En réalité, il est rare que l’effet d’un traitement soit exactement zéro. Dans ce cas, avec un échantillon assez grand et un seuil \(\alpha\) constant, on pourra toujours détecter un effet significatif.

Par exemple, en 2014, une étude controversée produite par des statisticiens de Facebook avait montré qu’une manipulation expérimentale des sujets négatifs et positifs apparaissant sur le fil de nouvelles des abonnés au site pouvait affecter le nombre de mots positifs et négatifs des les messages écrits par ces mêmes abonnés. La taille de l’échantillon est immense (\(n\) d’environ 700,000) et les effets mesurés sont minuscules.

Aussi, notez qu’un diagramme à barres doit toujours inclure le zéro de l’axe. Dans le cas contraire, comme on voit ici, la différence entre la longueur des barres surestime la magnitude de l’effet.

Si un test statistique démontre qu’un effet n’est pas dû au hasard de l’échantillonnage, il en revient aux chercheurs de déterminer si l’effet estimé est important dans le contexte du sujet d’étude.

Attention aux comparaisons multiples

Par définition, un test d’hypothèse réalisé avec \(\alpha\) = 0.05 va commettre une erreur de type I une fois sur 20. Ainsi, lorsqu’on effectue plusieurs tests dans une même étude, la probabilité qu’un des tests détecte un effet dû seulement au hasard de l’échantillonnage augmente. Nous verrons certaines solutions au problème des comparaisons multiples dans le prochain cours.

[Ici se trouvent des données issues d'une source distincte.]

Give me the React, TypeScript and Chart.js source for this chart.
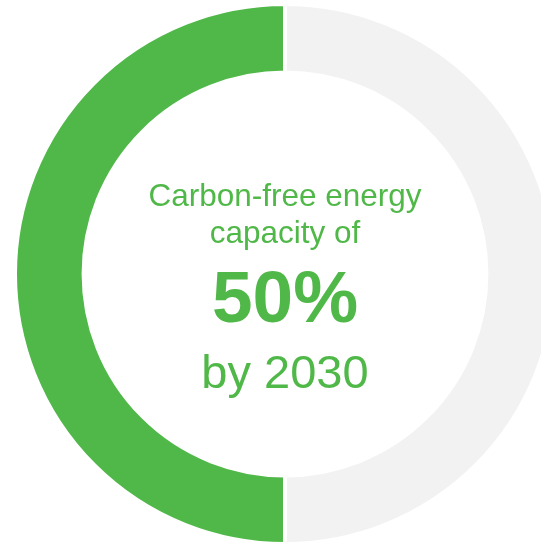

Aussi, rappelons-nous qu’un taux d’erreur de type I de 5% n’est pas négligeable, surtout lorsqu’on considère le nombre d’études publiant des tests d’hypothèses à chaque année. La publication d’une étude montrant avec \(p < 0.05\) ne signifie pas que l’hypothèse nulle est définitivement rejetée. De plus, comme nous l’avons vu plus haut, lorsque la puissance statistique est faible, les résultats qui dépassent le seuil de signification peuvent fortement surestimer l’effet réel. Il est donc prudent de faire preuve de scepticisme envers une étude montrant un effet plus grand que prévu si la taille de l’échantillon est faible. La réplication du résultat significatif sur un autre site est un bon moyen de confirmer l’existence d’un effet.